**Task brief**
Set down each line of the material that follows, exactly, with no pictures.

**Data**
★ ★ ★ ★ ★ ★ ★
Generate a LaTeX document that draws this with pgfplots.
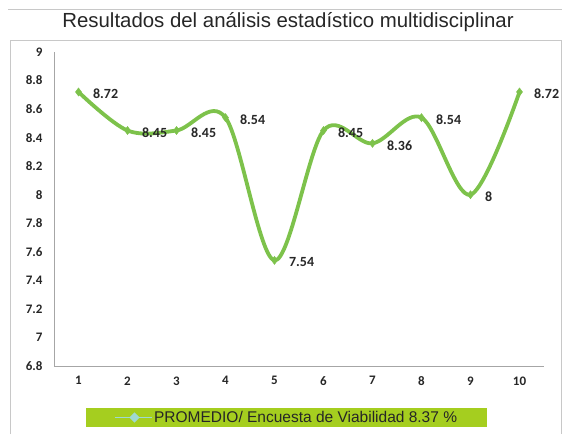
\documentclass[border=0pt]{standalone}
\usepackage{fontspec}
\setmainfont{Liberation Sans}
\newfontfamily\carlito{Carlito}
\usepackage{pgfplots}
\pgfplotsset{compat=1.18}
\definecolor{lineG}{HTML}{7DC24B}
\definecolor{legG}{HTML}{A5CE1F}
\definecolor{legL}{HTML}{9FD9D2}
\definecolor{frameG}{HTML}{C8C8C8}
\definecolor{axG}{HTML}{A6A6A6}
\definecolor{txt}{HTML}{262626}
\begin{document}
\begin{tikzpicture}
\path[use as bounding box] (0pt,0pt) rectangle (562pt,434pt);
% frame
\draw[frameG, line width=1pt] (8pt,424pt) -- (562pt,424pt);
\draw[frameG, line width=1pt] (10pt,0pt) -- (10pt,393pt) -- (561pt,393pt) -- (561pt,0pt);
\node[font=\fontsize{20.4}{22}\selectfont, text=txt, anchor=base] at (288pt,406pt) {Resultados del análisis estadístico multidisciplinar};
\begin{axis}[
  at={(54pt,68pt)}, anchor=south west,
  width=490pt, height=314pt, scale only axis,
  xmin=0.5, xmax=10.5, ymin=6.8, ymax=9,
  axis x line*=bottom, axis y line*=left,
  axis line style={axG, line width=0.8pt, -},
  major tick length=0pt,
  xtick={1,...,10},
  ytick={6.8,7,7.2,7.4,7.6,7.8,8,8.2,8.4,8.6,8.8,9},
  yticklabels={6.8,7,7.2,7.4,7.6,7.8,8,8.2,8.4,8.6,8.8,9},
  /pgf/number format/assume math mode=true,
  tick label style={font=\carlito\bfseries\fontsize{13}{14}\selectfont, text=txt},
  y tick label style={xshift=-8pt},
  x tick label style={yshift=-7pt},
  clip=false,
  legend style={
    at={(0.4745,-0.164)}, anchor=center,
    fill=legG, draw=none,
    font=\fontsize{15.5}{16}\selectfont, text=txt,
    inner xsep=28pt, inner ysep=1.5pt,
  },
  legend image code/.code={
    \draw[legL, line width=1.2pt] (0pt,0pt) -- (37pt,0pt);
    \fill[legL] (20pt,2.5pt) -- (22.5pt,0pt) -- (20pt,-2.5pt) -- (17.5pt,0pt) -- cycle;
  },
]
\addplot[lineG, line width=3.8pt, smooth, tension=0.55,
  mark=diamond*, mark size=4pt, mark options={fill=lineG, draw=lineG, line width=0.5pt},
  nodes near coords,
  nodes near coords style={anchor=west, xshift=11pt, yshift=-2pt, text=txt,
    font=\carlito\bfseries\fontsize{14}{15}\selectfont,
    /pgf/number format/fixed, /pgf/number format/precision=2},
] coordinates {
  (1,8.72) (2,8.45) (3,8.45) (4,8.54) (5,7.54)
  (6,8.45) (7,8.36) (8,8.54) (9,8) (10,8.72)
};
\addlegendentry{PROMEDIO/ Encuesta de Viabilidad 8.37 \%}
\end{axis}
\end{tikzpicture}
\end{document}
★ ★ ★ ★ ★ ★ ★
**Task answer**
Generate a LaTeX document that draws this with pgfplots.
\documentclass[border=0pt]{standalone}
\usepackage{fontspec}
\setmainfont{Liberation Sans}
\newfontfamily\carlito{Carlito}
\usepackage{pgfplots}
\pgfplotsset{compat=1.18}
\definecolor{lineG}{HTML}{7DC24B}
\definecolor{legG}{HTML}{A5CE1F}
\definecolor{legL}{HTML}{9FD9D2}
\definecolor{frameG}{HTML}{C8C8C8}
\definecolor{axG}{HTML}{A6A6A6}
\definecolor{txt}{HTML}{262626}
\begin{document}
\begin{tikzpicture}
\path[use as bounding box] (0pt,0pt) rectangle (562pt,434pt);
% frame
\draw[frameG, line width=1pt] (8pt,424pt) -- (562pt,424pt);
\draw[frameG, line width=1pt] (10pt,0pt) -- (10pt,393pt) -- (561pt,393pt) -- (561pt,0pt);
\node[font=\fontsize{20.4}{22}\selectfont, text=txt, anchor=base] at (288pt,406pt) {Resultados del análisis estadístico multidisciplinar};
\begin{axis}[
  at={(54pt,68pt)}, anchor=south west,
  width=490pt, height=314pt, scale only axis,
  xmin=0.5, xmax=10.5, ymin=6.8, ymax=9,
  axis x line*=bottom, axis y line*=left,
  axis line style={axG, line width=0.8pt, -},
  major tick length=0pt,
  xtick={1,...,10},
  ytick={6.8,7,7.2,7.4,7.6,7.8,8,8.2,8.4,8.6,8.8,9},
  yticklabels={6.8,7,7.2,7.4,7.6,7.8,8,8.2,8.4,8.6,8.8,9},
  /pgf/number format/assume math mode=true,
  tick label style={font=\carlito\bfseries\fontsize{13}{14}\selectfont, text=txt},
  y tick label style={xshift=-8pt},
  x tick label style={yshift=-7pt},
  clip=false,
  legend style={
    at={(0.4745,-0.164)}, anchor=center,
    fill=legG, draw=none,
    font=\fontsize{15.5}{16}\selectfont, text=txt,
    inner xsep=28pt, inner ysep=1.5pt,
  },
  legend image code/.code={
    \draw[legL, line width=1.2pt] (0pt,0pt) -- (37pt,0pt);
    \fill[legL] (20pt,2.5pt) -- (22.5pt,0pt) -- (20pt,-2.5pt) -- (17.5pt,0pt) -- cycle;
  },
]
\addplot[lineG, line width=3.8pt, smooth, tension=0.55,
  mark=diamond*, mark size=4pt, mark options={fill=lineG, draw=lineG, line width=0.5pt},
  nodes near coords,
  nodes near coords style={anchor=west, xshift=11pt, yshift=-2pt, text=txt,
    font=\carlito\bfseries\fontsize{14}{15}\selectfont,
    /pgf/number format/fixed, /pgf/number format/precision=2},
] coordinates {
  (1,8.72) (2,8.45) (3,8.45) (4,8.54) (5,7.54)
  (6,8.45) (7,8.36) (8,8.54) (9,8) (10,8.72)
};
\addlegendentry{PROMEDIO/ Encuesta de Viabilidad 8.37 \%}
\end{axis}
\end{tikzpicture}
\end{document}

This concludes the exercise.